Short problem: Copy each line of the data below exactly, leaving out pictures.

Recorded data:
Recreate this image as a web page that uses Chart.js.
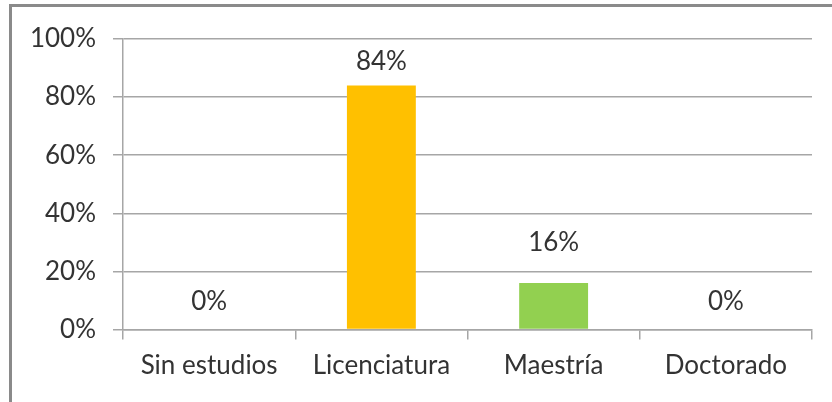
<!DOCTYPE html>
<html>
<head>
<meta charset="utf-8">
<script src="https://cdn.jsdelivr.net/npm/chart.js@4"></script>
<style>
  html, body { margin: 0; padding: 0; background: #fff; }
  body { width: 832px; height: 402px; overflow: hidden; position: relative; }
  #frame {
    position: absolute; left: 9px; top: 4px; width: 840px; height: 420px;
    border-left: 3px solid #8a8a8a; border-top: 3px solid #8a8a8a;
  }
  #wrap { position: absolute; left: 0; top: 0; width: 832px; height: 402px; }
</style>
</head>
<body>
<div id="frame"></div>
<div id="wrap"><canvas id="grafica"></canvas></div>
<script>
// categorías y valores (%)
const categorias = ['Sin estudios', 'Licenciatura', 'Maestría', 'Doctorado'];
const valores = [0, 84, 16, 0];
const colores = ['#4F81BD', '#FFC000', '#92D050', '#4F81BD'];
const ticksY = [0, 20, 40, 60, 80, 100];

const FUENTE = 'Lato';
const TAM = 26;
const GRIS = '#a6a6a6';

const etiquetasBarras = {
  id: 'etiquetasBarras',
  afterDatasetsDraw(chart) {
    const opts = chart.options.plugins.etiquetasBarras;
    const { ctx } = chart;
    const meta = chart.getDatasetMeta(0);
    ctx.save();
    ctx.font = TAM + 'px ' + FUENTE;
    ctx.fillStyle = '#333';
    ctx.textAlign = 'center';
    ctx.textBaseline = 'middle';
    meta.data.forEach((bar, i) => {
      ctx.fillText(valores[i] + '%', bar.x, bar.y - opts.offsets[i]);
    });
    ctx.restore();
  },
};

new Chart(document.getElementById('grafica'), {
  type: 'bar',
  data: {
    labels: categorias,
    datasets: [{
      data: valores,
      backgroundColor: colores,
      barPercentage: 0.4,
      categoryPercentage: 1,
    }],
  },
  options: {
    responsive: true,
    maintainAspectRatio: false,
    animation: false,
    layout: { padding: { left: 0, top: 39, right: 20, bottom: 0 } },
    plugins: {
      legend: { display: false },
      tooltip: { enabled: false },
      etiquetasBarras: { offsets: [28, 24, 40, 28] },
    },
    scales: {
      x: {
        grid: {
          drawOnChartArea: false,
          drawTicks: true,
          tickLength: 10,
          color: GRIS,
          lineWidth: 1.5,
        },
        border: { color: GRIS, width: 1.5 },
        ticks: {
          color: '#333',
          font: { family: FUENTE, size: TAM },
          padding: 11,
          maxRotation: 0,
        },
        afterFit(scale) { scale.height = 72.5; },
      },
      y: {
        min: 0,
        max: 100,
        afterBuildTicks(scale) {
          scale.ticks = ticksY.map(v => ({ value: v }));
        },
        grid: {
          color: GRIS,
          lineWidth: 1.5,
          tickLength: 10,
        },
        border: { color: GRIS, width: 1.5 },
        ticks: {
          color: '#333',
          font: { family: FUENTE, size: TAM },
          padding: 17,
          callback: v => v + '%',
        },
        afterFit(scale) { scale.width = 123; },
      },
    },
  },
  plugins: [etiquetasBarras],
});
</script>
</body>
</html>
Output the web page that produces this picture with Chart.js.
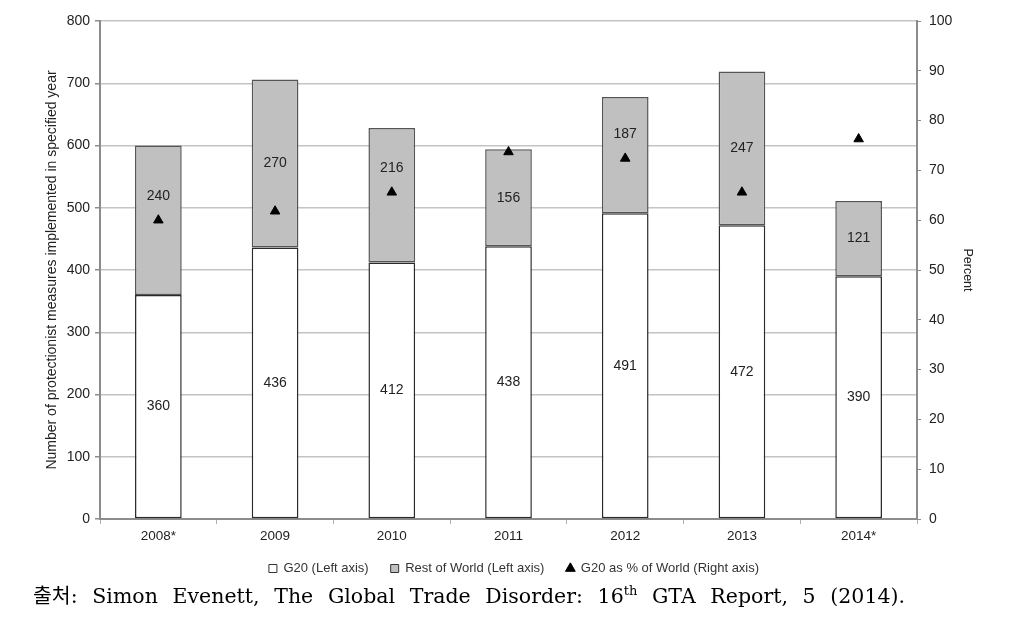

Answer for this exercise:
Recreate this image as a web page that uses Chart.js.
<!DOCTYPE html>
<html>
<head>
<meta charset="utf-8">
<script src="https://cdn.jsdelivr.net/npm/chart.js@4"></script>
<style>
  html, body { margin: 0; padding: 0; background: #fff; }
  body { width: 832px; height: 402px; overflow: hidden; position: relative; }
  #frame {
    position: absolute; left: 9px; top: 4px; width: 840px; height: 420px;
    border-left: 3px solid #8a8a8a; border-top: 3px solid #8a8a8a;
  }
  #wrap { position: absolute; left: 0; top: 0; width: 832px; height: 402px; }
</style>
</head>
<body>
<div id="frame"></div>
<div id="wrap"><canvas id="grafica"></canvas></div>
<script>
// categorías y valores (%)
const categorias = ['Sin estudios', 'Licenciatura', 'Maestría', 'Doctorado'];
const valores = [0, 84, 16, 0];
const colores = ['#4F81BD', '#FFC000', '#92D050', '#4F81BD'];
const ticksY = [0, 20, 40, 60, 80, 100];

const FUENTE = 'Lato';
const TAM = 26;
const GRIS = '#a6a6a6';

const etiquetasBarras = {
  id: 'etiquetasBarras',
  afterDatasetsDraw(chart) {
    const opts = chart.options.plugins.etiquetasBarras;
    const { ctx } = chart;
    const meta = chart.getDatasetMeta(0);
    ctx.save();
    ctx.font = TAM + 'px ' + FUENTE;
    ctx.fillStyle = '#333';
    ctx.textAlign = 'center';
    ctx.textBaseline = 'middle';
    meta.data.forEach((bar, i) => {
      ctx.fillText(valores[i] + '%', bar.x, bar.y - opts.offsets[i]);
    });
    ctx.restore();
  },
};

new Chart(document.getElementById('grafica'), {
  type: 'bar',
  data: {
    labels: categorias,
    datasets: [{
      data: valores,
      backgroundColor: colores,
      barPercentage: 0.4,
      categoryPercentage: 1,
    }],
  },
  options: {
    responsive: true,
    maintainAspectRatio: false,
    animation: false,
    layout: { padding: { left: 0, top: 39, right: 20, bottom: 0 } },
    plugins: {
      legend: { display: false },
      tooltip: { enabled: false },
      etiquetasBarras: { offsets: [28, 24, 40, 28] },
    },
    scales: {
      x: {
        grid: {
          drawOnChartArea: false,
          drawTicks: true,
          tickLength: 10,
          color: GRIS,
          lineWidth: 1.5,
        },
        border: { color: GRIS, width: 1.5 },
        ticks: {
          color: '#333',
          font: { family: FUENTE, size: TAM },
          padding: 11,
          maxRotation: 0,
        },
        afterFit(scale) { scale.height = 72.5; },
      },
      y: {
        min: 0,
        max: 100,
        afterBuildTicks(scale) {
          scale.ticks = ticksY.map(v => ({ value: v }));
        },
        grid: {
          color: GRIS,
          lineWidth: 1.5,
          tickLength: 10,
        },
        border: { color: GRIS, width: 1.5 },
        ticks: {
          color: '#333',
          font: { family: FUENTE, size: TAM },
          padding: 17,
          callback: v => v + '%',
        },
        afterFit(scale) { scale.width = 123; },
      },
    },
  },
  plugins: [etiquetasBarras],
});
</script>
</body>
</html>
Output the web page that produces this picture with Chart.js.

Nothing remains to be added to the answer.